Bathed in fluorescent lights, the basement room in an Istanbul suburb is completely white. Between mountains of white fabric, Shukri carries clothing to and from the sewing stations and packs white jumpers in boxes. He is clenching a pair of scissors between his teeth looking every bit the seasoned worker, although he is only 12 years old. On this weekday morning most Turkish children are in school, but this Syrian boy is busy supplying the 15 sewing machines producing clothing mainly destined for the European market. Shukri, a Syrian Kurd who fled with his uncle from Qamishli in northern Syria 10 months ago, often works 60 hours a week earning 600 Turkish lira (£138) to help support his family. “I can’t go to school here because of work,” he says, “but I will go back to school when we return to Syria.” The factory’s supervisor agrees that 12 years old is very young to be working so many hours, but shrugs off responsibility. “It’s not our fault that they need to work,” he says, “the state failed to provide for them.” (Guardian, 29.01.2016)
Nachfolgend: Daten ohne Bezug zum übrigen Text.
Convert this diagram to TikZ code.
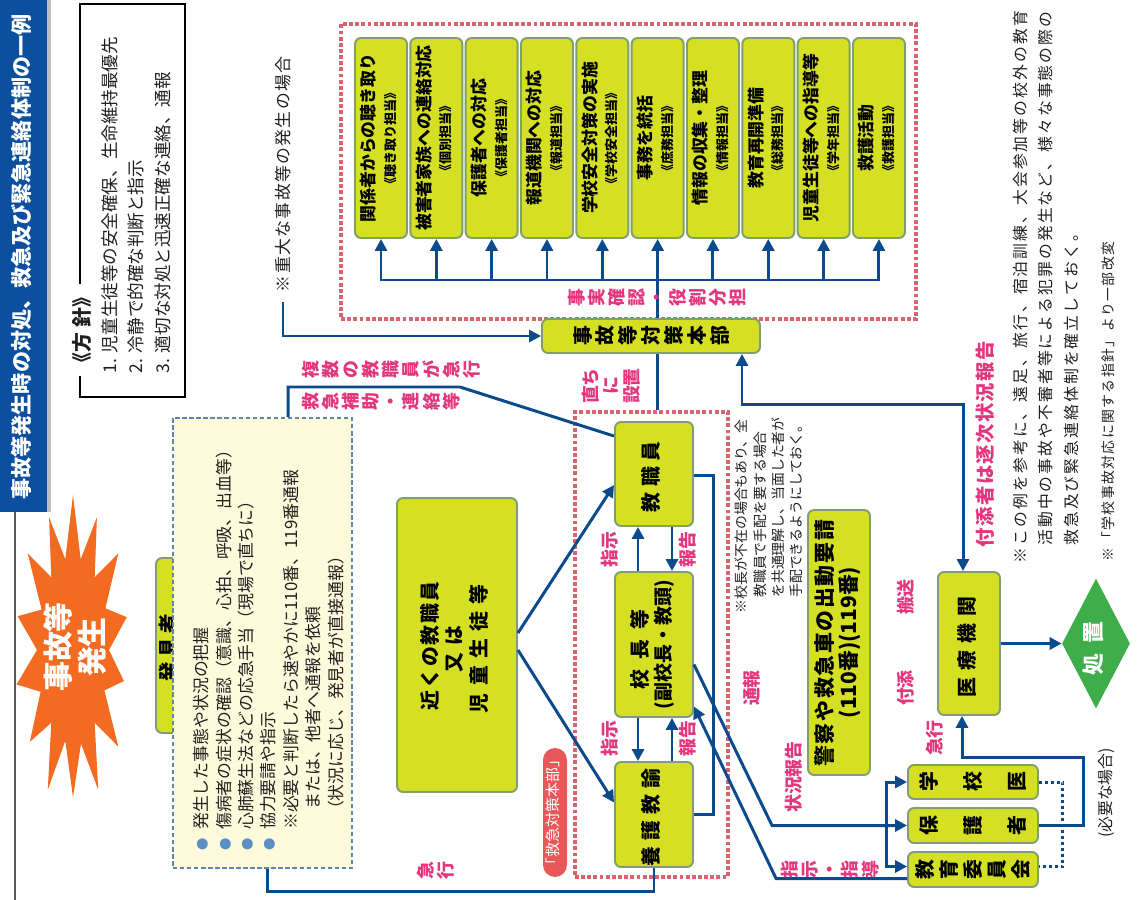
\documentclass[tikz,border=0pt]{standalone}
\usepackage{fontspec}
\setmainfont{Noto Sans CJK JP}
\usepackage{graphicx}
\usetikzlibrary{arrows.meta,shapes.geometric,calc}
\pgfdeclarelayer{bg}
\pgfsetlayers{bg,main}
\definecolor{yg}{HTML}{D5DF24}
\definecolor{ygb}{HTML}{7F9F6E}
\definecolor{navy}{HTML}{0B4A8C}
\definecolor{pk}{HTML}{E4367F}
\definecolor{pkdot}{HTML}{D9646E}
\definecolor{grn}{HTML}{3DAE4A}
\definecolor{lblue}{HTML}{8DC8E8}
\definecolor{orng}{HTML}{F26B21}
\definecolor{tblue}{HTML}{0B4F9E}
\definecolor{cream}{HTML}{FDFBDC}
\definecolor{crb}{HTML}{5F86A6}
\definecolor{bul}{HTML}{5B8EC2}
\definecolor{redl}{HTML}{E8585A}
\definecolor{txt}{HTML}{231F20}
\newcommand\fs[2]{\fontsize{#1pt}{#2pt}\selectfont}
\newcommand\rot[2][c]{\rotatebox{90}{\begin{tabular}{@{}#1@{}}#2\end{tabular}}}
\newcommand\BL{\makebox[1.2em][l]{\textcolor{bul}{\fs{7}{8}●}}}
\ExplSyntaxOn
\NewDocumentCommand\LS{mm}{\tl_map_inline:nn{#2}{##1\hspace{#1}}\hspace{-#1}}
\NewDocumentCommand\tate{m}{\rotatebox{90}{\vbox{\tl_map_inline:nn{#1}{\hbox_to_wd:nn{1.1em}{\hss##1\hss}}}}}
\ExplSyntaxOff
\begin{document}
\begin{tikzpicture}[x=0.02cm,y=-0.02cm,
  tx/.style={inner sep=0pt,outer sep=0pt,text=txt},
  ybox/.style={draw=ygb,fill=yg,line width=1.1pt,rounded corners=0.12cm,inner sep=0pt,text=black},
  conn/.style={draw=navy,line width=1.7pt},
  arr/.style={conn,-{Triangle[length=0.24cm,width=0.24cm]}},
  darr/.style={conn,{Triangle[length=0.24cm,width=0.24cm]}-{Triangle[length=0.24cm,width=0.24cm]}},
  fat/.style={line width=0.32cm,draw=grn,-{Stealth[length=0.48cm,width=0.7cm,inset=0.2cm]}},
  pinkfr/.style={draw=pkdot,line width=2.2pt,dash pattern=on 2.2pt off 1.3pt,inner sep=0pt},
  lab/.style={inner sep=0pt,outer sep=0pt,text=pk,font=\bfseries\fs{10.2}{11.45}},
]
\useasboundingbox (0,0) rectangle (1137,900);
\fill[white] (0,0) rectangle (1137,900);
% title
\fill[black!25] (47,0) rectangle (51,512);
\fill[tblue] (0,0) rectangle (47,512);
\draw[gray!70!black,line width=0.9pt] (15,512) -- (15,900);
\node[tx,text=white,font=\bfseries\fs{12}{14}] (title) at (24,257) {\rot{事故等発生時の対処、救急及び緊急連絡体制の一例}};
% policy
\node[draw=black,line width=1.2pt,minimum width=2.1cm,minimum height=7.86cm,inner sep=0pt] (policy) at (132.5,200.5) {};
\node[tx,fill=white,inner sep=2pt,font=\bfseries\fs{11.3}{13}] (policyh) at (84,330) {\rot{《方\hspace{0.25em}針》}};
\node[tx,anchor=south west,font=\fs{10}{15}] (policyt) at (98,373) {\rot[l]{1. 児童生徒等の安全確保、生命維持最優先\\2. 冷静で的確な判断と指示\\3. 適切な対処と迅速正確な連絡、通報}};
% star
\fill[orng] (73,495) -- (80.7,559.3) -- (96.9,517.3) -- (94.7,577.3) -- (118.3,553.4) -- (105.4,608.3) -- (126.7,617.2) -- (109,650) -- (123.9,681) -- (104.4,690.4) -- (118.3,746.6) -- (94.7,722.7) -- (98.2,789.7) -- (81,743.7) -- (73,797.3) -- (65.3,740.7) -- (47.8,789.7) -- (51.3,722.7) -- (29.9,741.8) -- (40.6,691.7) -- (16.5,684.5) -- (37,650) -- (17.6,616.2) -- (41.6,609.6) -- (27.7,553.4) -- (51.3,577.3) -- (49.1,517.3) -- (65.3,559.3) -- cycle;
\node[tx,text=white,font=\bfseries\fs{17}{17}] (start) at (78,647) {\rot{事故等\\発生}};
\coordinate (starR) at (112,645);
\coordinate (arrowY) at (0,645);
% frames
\node[pinkfr,minimum width=11.5cm,minimum height=5.9cm] (roleframe) at (628.5,171.5) {};
\node[pinkfr,minimum width=3.06cm,minimum height=9.3cm] (kyuframe) at (651.5,644.5) {};
% boxes
\node[ybox,minimum width=0.58cm,minimum height=3.5cm,font=\bfseries\fs{11}{13}] (hakken) at (170.5,645.5) {\rot{\LS{0.25em}{発見者}}};
\node[draw=crb,fill=cream,line width=1.1pt,dash pattern=on 2.5pt off 1.5pt,minimum width=3.58cm,minimum height=9cm,inner sep=0pt] (memo) at (262.5,643) {};
\node[tx,anchor=south west,font=\fs{9.6}{12.75}] (memot) at (192,850) {\rot[l]{\BL 発生した事態や状況の把握\\\BL 傷病者の症状の確認（意識、心拍、呼吸、出血等）\\\BL 心肺蘇生法などの応急手当（現場で直ちに）\\\BL 協力要請や指示\\\hspace{1.2em}※必要と判断したら速やかに110番、119番通報\\\hspace{2.4em}または、他者へ通報を依頼\\\hspace{1.9em}（状況に応じ、発見者が直接通報）}};
\node[ybox,minimum width=2.4cm,minimum height=5.88cm,font=\bfseries\fs{11.3}{13.6}] (chikaku) at (457,645) {\rot{\LS{0.1em}{近くの教職員}\\\LS{0.4em}{又は}\\\LS{0.37em}{児童生徒等}}};
\node[ybox,minimum width=1.56cm,minimum height=2.08cm,font=\bfseries\fs{11.3}{13.6}] (kyoshokuin) at (654,474) {\rot{\LS{0.3em}{教職員}}};
\node[ybox,minimum width=1.56cm,minimum height=2.9cm,font=\bfseries\fs{11.3}{13.6}] (kocho) at (654,644.5) {\rot{\LS{0.5em}{校長等}\\{\fs{10.8}{13.6}(副校長・教頭)}}};
\node[ybox,minimum width=1.56cm,minimum height=2.1cm,font=\bfseries\fs{11.3}{13.6}] (yogo) at (654,814.5) {\rot{\LS{0.3em}{養護教諭}}};
\node[ybox,minimum width=1.24cm,minimum height=5.3cm,font=\bfseries\fs{11.9}{13}] (keisatsu) at (839,642.5) {\rot{\LS{0.08em}{警察や救急車の出動要請}\\(110番)(119番)}};
\node[ybox,minimum width=4.36cm,minimum height=0.68cm,font=\bfseries\fs{11.3}{13}] (honbu) at (651,336) {\tate{事故等対策本部}};
\node[ybox,minimum width=1.24cm,minimum height=2.86cm,font=\bfseries\fs{11.3}{13}] (iryo) at (969,643.5) {\rot{\LS{0.35em}{医療機関}}};
\node[ybox,minimum width=2.6cm,minimum height=0.68cm,font=\bfseries\fs{11.3}{25}] (gakkoi) at (973,782) {\tate{学校医}};
\node[ybox,minimum width=2.6cm,minimum height=0.7cm,font=\bfseries\fs{11.3}{25}] (hogosha) at (973,825.5) {\tate{保護者}};
\node[ybox,minimum width=2.6cm,minimum height=0.7cm,font=\bfseries\fs{11.3}{13.6}] (kyoiku) at (973,869.5) {\tate{教育委員会}};
\node[diamond,aspect=0.52,fill=grn,minimum width=1.36cm,minimum height=2.6cm,inner sep=0pt,text=white,font=\bfseries\fs{12.5}{14}] (shochi) at (1096,643.5) {\rot{\LS{0.45em}{処置}}};
\node[fill=redl,rounded corners=0.24cm,minimum width=0.48cm,minimum height=2.58cm,inner sep=0pt,text=white,font=\fs{8.5}{10}] (kyulab) at (555,812.5) {\rot{「救急対策本部」}};
\foreach \i/\m/\s in {1/関係者からの聴き取り/聴き取り担当,2/被害者家族への連絡対応/個別担当,3/保護者への対応/保護者担当,4/報道機関への対応/報道担当,5/学校安全対策の実施/学校安全担当,6/事務を統括/庶務担当,7/情報の収集・整理/情報担当,8/教育再開準備/総務担当,9/児童生徒等への指導等/学年担当,10/救護活動/救護担当}{
  \node[ybox,minimum width=1.04cm,minimum height=4cm,font=\bfseries\fs{9.6}{11.9}] (role\i) at ({381+(\i-1)*55.33},138) {\rot{\m\\{\fs{7.4}{11.9}《\s》}}};
}
% fat arrows
\begin{pgfonlayer}{bg}
\draw[fat,draw=lblue,line width=0.32cm,-{Stealth[length=0.48cm,width=0.76cm,inset=0.2cm]}] ($(memo.east |- arrowY)+(0,-15)$) -- ($(keisatsu.west |- arrowY)+(0,-15)$);
\draw[fat] (starR) -- (hakken.west |- starR);
\draw[fat] (memo.east |- arrowY) -- (chikaku.west |- arrowY);
\draw[fat] (chikaku.east |- arrowY) -- (kocho.west |- arrowY);
\draw[fat] (kocho.east |- arrowY) -- (keisatsu.west |- arrowY);
\draw[fat] (keisatsu.east |- arrowY) -- (iryo.west |- arrowY);
\end{pgfonlayer}
% role bus
\draw[conn,line cap=rect] (role1.south |- 0,280) -- (role10.south |- 0,280);
\foreach \i in {1,...,10}{\draw[arr] (role\i.south |- 0,280) -- (role\i.south);}
\draw[conn] (role6.south |- honbu.north) -- (role6.south |- 0,280);
\draw[conn] (role6.south |- honbu.south) -- (role6.south |- kyuframe.north);
% notes
\node[tx,anchor=south,font=\fs{9.6}{11}] (note1) at (285,292) {\rot{\LS{0.08em}{※重大な事故等の発生の場合}}};
\draw[arr] ($(note1.south)+(-2,10)$) |- (honbu.west);
\node[tx,anchor=south west,font=\fs{7.9}{10.4}] (note2) at (734,613) {\rot[l]{※校長が不在の場合もあり、全\\\hspace{1.1em}教職員で手配を要する場合\\\hspace{1.1em}を共通理解し、当面した者が\\\hspace{1.1em}手配できるようにしておく。}};
\node[tx,anchor=south west,font=\fs{9}{14.7}] (note3) at (1008,563) {\rot[l]{\LS{0.13em}{※この例を参考に、遠足、旅行、宿泊訓練、大会参加等の校外の教育}\\\hspace{1.1em}\LS{0.13em}{活動中の事故や不審者等による犯罪の発生など、様々な事態の際の}\\\hspace{1.1em}\LS{0.13em}{救急及び緊急連絡体制を確立しておく。}}};
\node[tx,anchor=south,font=\fs{7.9}{10}] (src) at (1110,561) {\rot{\LS{0.1em}{※「学校事故対応に関する指針」より一部改変}}};
\node[tx,font=\fs{9}{11}] (hitsuyo) at (1108,793) {\rot{(必要な場合)}};
% connectors
\draw[conn] ($(memo.north west)+(116,0)$) |- (460,387) -- ($(kyoshokuin.north west)+(0,15)$);
\draw[conn] ($(memo.south west)+(95,0)$) -- ++(0,23) -| (yogo.south);
\draw[arr] ($(chikaku.east)+(0,-12)$) -- ($(kyoshokuin.west)+(0,11)$);
\draw[arr] ($(chikaku.east)+(0,5)$) -- ($(yogo.west)+(0,-12)$);
\draw[arr] ($(kocho.north)+(-16,0)$) -- ($(kyoshokuin.south)+(-16,0)$);
\draw[arr] ($(kyoshokuin.south)+(18,0)$) -- ($(kocho.north)+(18,0)$);
\draw[arr] ($(kocho.south)+(-16,0)$) -- ($(yogo.north)+(-16,0)$);
\draw[arr] ($(yogo.north)+(18,0)$) -- ($(kocho.south)+(18,0)$);
\draw[conn] ($(kyoshokuin.east)+(0,1)$) -- ++(20,0) |- (yogo.east);
\draw[arr] ($(kocho.east)+(0,20)$) -- ($(hogosha.west)+(-135,0)$) -- (hogosha.west);
\draw[arr] ($(gakkoi.west)+(-21,0)$) |- ($(kyoiku.west)+(0,-3)$);
\draw[arr] ($(kyoiku.west)+(-21,-3)$) |- (gakkoi.west);
\draw[arr] ($(kyoiku.west)+(0,9)$) -- ++(-131,0) -- ($(kocho.east)+(0,62)$);
\draw[darr] ($(honbu.south)+(91,0)$) |- ($(iryo.north)+(-6,-167)$) -- ($(iryo.north)+(-6,0)$);
\draw[arr] (hogosha.east) -- ++(45,0) |- ($(iryo.south)+(-7,42)$) -- ($(iryo.south)+(-7,0)$);
\draw[draw=navy,line width=1.7pt,dash pattern=on 1.7pt off 1.7pt] (gakkoi.east) -- ++(24,0) |- ($(kyoiku.east)+(0,-3)$);
\draw[arr] (iryo.east) -- (shochi.west);
% labels
\node[lab] (l1) at (391,370) {\tate{複数の教職員が急行}};
\node[lab] (l2) at (381,402) {\tate{救急補助・連絡等}};
\node[lab,font=\bfseries\fs{10.2}{11.3}] (l3) at (613,386) {\rot{直ち\\に\\設置}};
\node[lab] (l4) at (657,298) {\tate{事実確認・役割分担}};
\node[lab] (l5) at (611.5,549.5) {\rot{指示}};
\node[lab] (l6) at (690,549.5) {\rot{報告}};
\node[lab] (l7) at (611.5,738.5) {\rot{指示}};
\node[lab] (l8) at (690,738.5) {\rot{報告}};
\node[lab] (l9) at (754,688) {\rot{通報}};
\node[lab] (l10) at (796,777) {\rot{状況報告}};
\node[lab] (l11) at (830,870) {\tate{指示・指導}};
\node[lab] (l12) at (908,597) {\rot{搬送}};
\node[lab] (l13) at (908,688) {\rot{付添}};
\node[lab] (l14) at (937,738) {\rot{急行}};
\node[lab] (l15) at (436,871) {\tate{急行}};
\node[lab,anchor=south,font=\bfseries\fs{11}{13}] (l16) at (988,547) {\rot{\LS{0.07em}{付添者は逐次状況報告}}};
\end{tikzpicture}
\end{document}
Vielleicht oder hoffentlich kennt schon der ein oder andere den Artikel und ist dem Thema bereits begegnet. Er zeichnet die hässlichen Seiten der äußerst unschönen Situation ab, in der wir uns befinden. Das „wir“ lasse ich in diesem Zusammenhang provokant fallen, im Klaren darüber, dass ich anklagend wirke und trotzdem keine konkreten Lösungsvorschläge vorweisen kann. Ich will in meiner Funktion als Autor auf dieser Plattform jedoch aufmerksam machen, für das Thema sensibilisieren und bestenfalls eine Diskussion anregen. Die große, ganze Flüchtlingsaufnahme wird hier nicht infrage gestellt, also könnt ihr euch etwaige Hasstiraden am Führungsstil von Angela Merkel sparen. Ich stehe in dieser Hinsicht (bei vielen anderen Themen keinesfalls) ganz klar hinter ihren getroffenen politischen Entscheidungen und würde viel lieber von euch hören, welche Schritte ihr bei diesem Thema, das ganz gewiss mit der täglichen Flüchtlingsdebatte zu tun hat, einlenken würdet? Was geht euch durch den Kopf, wenn ihr z.B. das Argument des factory supervisor lest? Macht euch dieser Zustand nicht (auch) wütend?

Ich breche diesen Artikel an dieser Stelle ab, auch weil ich mich selber nicht davon freisprechen kann, dass ich beim „made in turkey“-Schildchen eigentlich immer aufatme. In der kleinkindlichen Annahme, dass es in der Fertigung doch wesentlich transparenter und eben ohne Kinder zugehen würde. Der Artikel wiederlegt meine fadenscheinigen Annahmen und regt zum Nachdenken an.

  • Martin
    2. Februar 2016 at 11:39

    Jetzt werden sie als Arbeiter eingesetzt und es ist auch wieder nicht richtig.